WHAT YOU SHOULD DO: Repeat every entry word for word, skipping the pictures.

(Code that draws figures)
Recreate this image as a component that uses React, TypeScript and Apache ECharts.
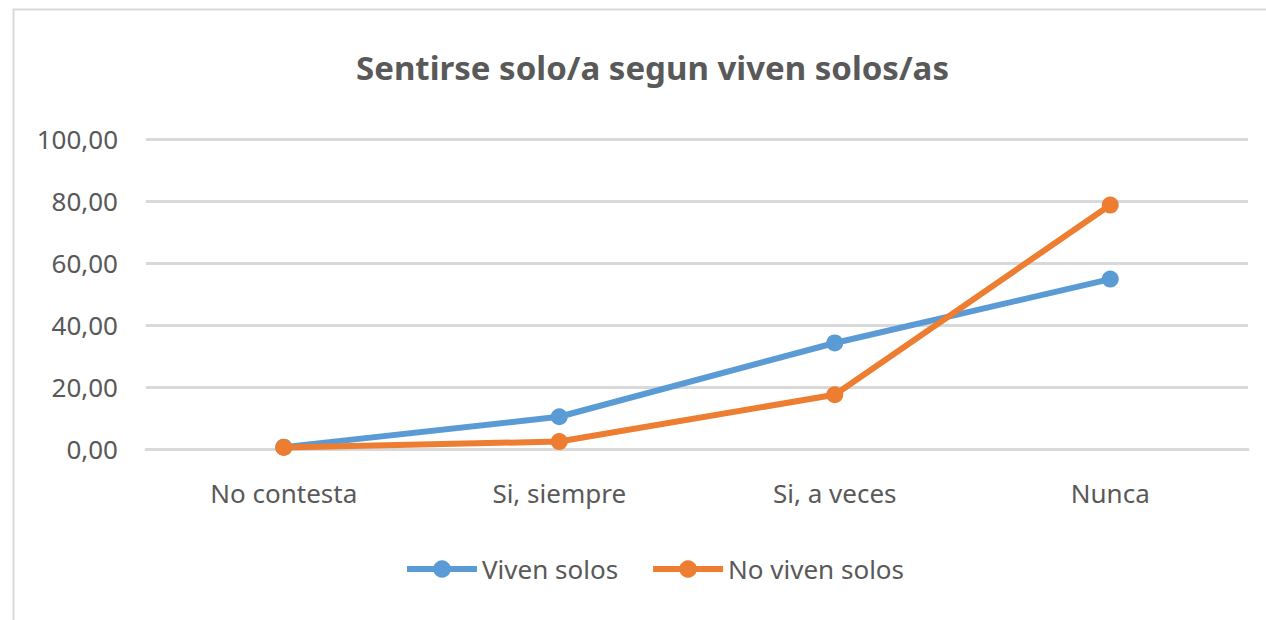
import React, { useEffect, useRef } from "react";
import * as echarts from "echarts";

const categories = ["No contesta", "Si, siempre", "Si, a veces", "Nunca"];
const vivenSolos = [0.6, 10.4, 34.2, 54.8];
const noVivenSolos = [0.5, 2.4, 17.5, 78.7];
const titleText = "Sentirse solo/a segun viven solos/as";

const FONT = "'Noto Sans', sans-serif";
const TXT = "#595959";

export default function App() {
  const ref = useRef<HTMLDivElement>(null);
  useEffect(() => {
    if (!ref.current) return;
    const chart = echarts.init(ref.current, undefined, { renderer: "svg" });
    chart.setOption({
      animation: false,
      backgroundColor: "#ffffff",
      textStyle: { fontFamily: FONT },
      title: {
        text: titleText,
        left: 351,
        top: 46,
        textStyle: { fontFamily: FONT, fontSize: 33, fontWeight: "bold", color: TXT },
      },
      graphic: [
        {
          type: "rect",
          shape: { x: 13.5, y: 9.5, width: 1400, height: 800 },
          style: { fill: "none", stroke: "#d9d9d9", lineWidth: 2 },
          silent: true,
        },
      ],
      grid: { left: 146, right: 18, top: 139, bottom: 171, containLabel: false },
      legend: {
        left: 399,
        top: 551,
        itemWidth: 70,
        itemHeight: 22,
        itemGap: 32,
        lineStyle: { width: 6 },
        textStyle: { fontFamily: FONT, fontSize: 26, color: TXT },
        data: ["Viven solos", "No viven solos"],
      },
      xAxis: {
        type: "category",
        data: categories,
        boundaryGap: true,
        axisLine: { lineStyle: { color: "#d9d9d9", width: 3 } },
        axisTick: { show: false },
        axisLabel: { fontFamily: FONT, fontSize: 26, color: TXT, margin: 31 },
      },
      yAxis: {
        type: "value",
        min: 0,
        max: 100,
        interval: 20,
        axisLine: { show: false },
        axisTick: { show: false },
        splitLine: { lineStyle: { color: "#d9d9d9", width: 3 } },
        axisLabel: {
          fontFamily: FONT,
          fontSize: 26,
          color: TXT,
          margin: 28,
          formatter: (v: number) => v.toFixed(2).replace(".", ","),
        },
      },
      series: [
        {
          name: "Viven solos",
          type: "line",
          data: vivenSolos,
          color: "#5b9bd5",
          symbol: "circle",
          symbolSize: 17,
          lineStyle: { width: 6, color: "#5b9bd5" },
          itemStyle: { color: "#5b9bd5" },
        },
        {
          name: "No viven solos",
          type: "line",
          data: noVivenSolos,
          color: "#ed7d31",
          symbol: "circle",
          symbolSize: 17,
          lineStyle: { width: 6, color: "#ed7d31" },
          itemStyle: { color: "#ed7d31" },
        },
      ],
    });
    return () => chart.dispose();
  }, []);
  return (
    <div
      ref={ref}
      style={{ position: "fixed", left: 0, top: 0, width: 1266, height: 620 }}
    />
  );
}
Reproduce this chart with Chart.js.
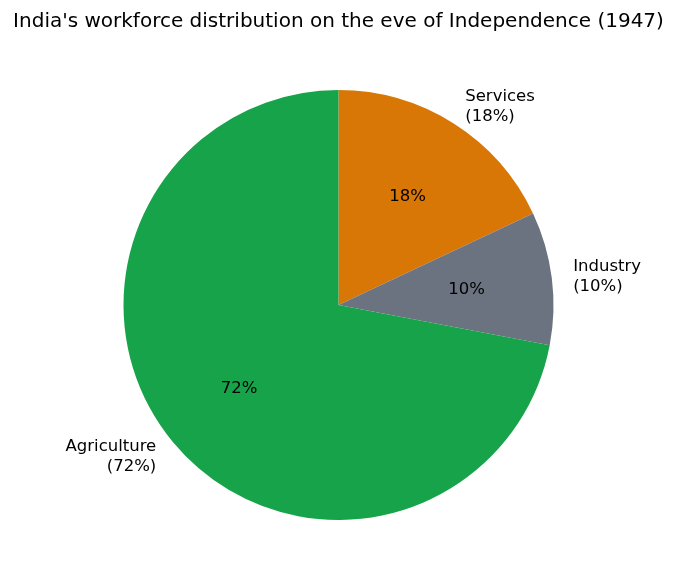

FULL RESPONSE:
Recreate this image as a component that uses React, TypeScript and Apache ECharts.
import React, { useEffect, useRef } from "react";
import * as echarts from "echarts";

const categories = ["No contesta", "Si, siempre", "Si, a veces", "Nunca"];
const vivenSolos = [0.6, 10.4, 34.2, 54.8];
const noVivenSolos = [0.5, 2.4, 17.5, 78.7];
const titleText = "Sentirse solo/a segun viven solos/as";

const FONT = "'Noto Sans', sans-serif";
const TXT = "#595959";

export default function App() {
  const ref = useRef<HTMLDivElement>(null);
  useEffect(() => {
    if (!ref.current) return;
    const chart = echarts.init(ref.current, undefined, { renderer: "svg" });
    chart.setOption({
      animation: false,
      backgroundColor: "#ffffff",
      textStyle: { fontFamily: FONT },
      title: {
        text: titleText,
        left: 351,
        top: 46,
        textStyle: { fontFamily: FONT, fontSize: 33, fontWeight: "bold", color: TXT },
      },
      graphic: [
        {
          type: "rect",
          shape: { x: 13.5, y: 9.5, width: 1400, height: 800 },
          style: { fill: "none", stroke: "#d9d9d9", lineWidth: 2 },
          silent: true,
        },
      ],
      grid: { left: 146, right: 18, top: 139, bottom: 171, containLabel: false },
      legend: {
        left: 399,
        top: 551,
        itemWidth: 70,
        itemHeight: 22,
        itemGap: 32,
        lineStyle: { width: 6 },
        textStyle: { fontFamily: FONT, fontSize: 26, color: TXT },
        data: ["Viven solos", "No viven solos"],
      },
      xAxis: {
        type: "category",
        data: categories,
        boundaryGap: true,
        axisLine: { lineStyle: { color: "#d9d9d9", width: 3 } },
        axisTick: { show: false },
        axisLabel: { fontFamily: FONT, fontSize: 26, color: TXT, margin: 31 },
      },
      yAxis: {
        type: "value",
        min: 0,
        max: 100,
        interval: 20,
        axisLine: { show: false },
        axisTick: { show: false },
        splitLine: { lineStyle: { color: "#d9d9d9", width: 3 } },
        axisLabel: {
          fontFamily: FONT,
          fontSize: 26,
          color: TXT,
          margin: 28,
          formatter: (v: number) => v.toFixed(2).replace(".", ","),
        },
      },
      series: [
        {
          name: "Viven solos",
          type: "line",
          data: vivenSolos,
          color: "#5b9bd5",
          symbol: "circle",
          symbolSize: 17,
          lineStyle: { width: 6, color: "#5b9bd5" },
          itemStyle: { color: "#5b9bd5" },
        },
        {
          name: "No viven solos",
          type: "line",
          data: noVivenSolos,
          color: "#ed7d31",
          symbol: "circle",
          symbolSize: 17,
          lineStyle: { width: 6, color: "#ed7d31" },
          itemStyle: { color: "#ed7d31" },
        },
      ],
    });
    return () => chart.dispose();
  }, []);
  return (
    <div
      ref={ref}
      style={{ position: "fixed", left: 0, top: 0, width: 1266, height: 620 }}
    />
  );
}
Reproduce this chart with Chart.js.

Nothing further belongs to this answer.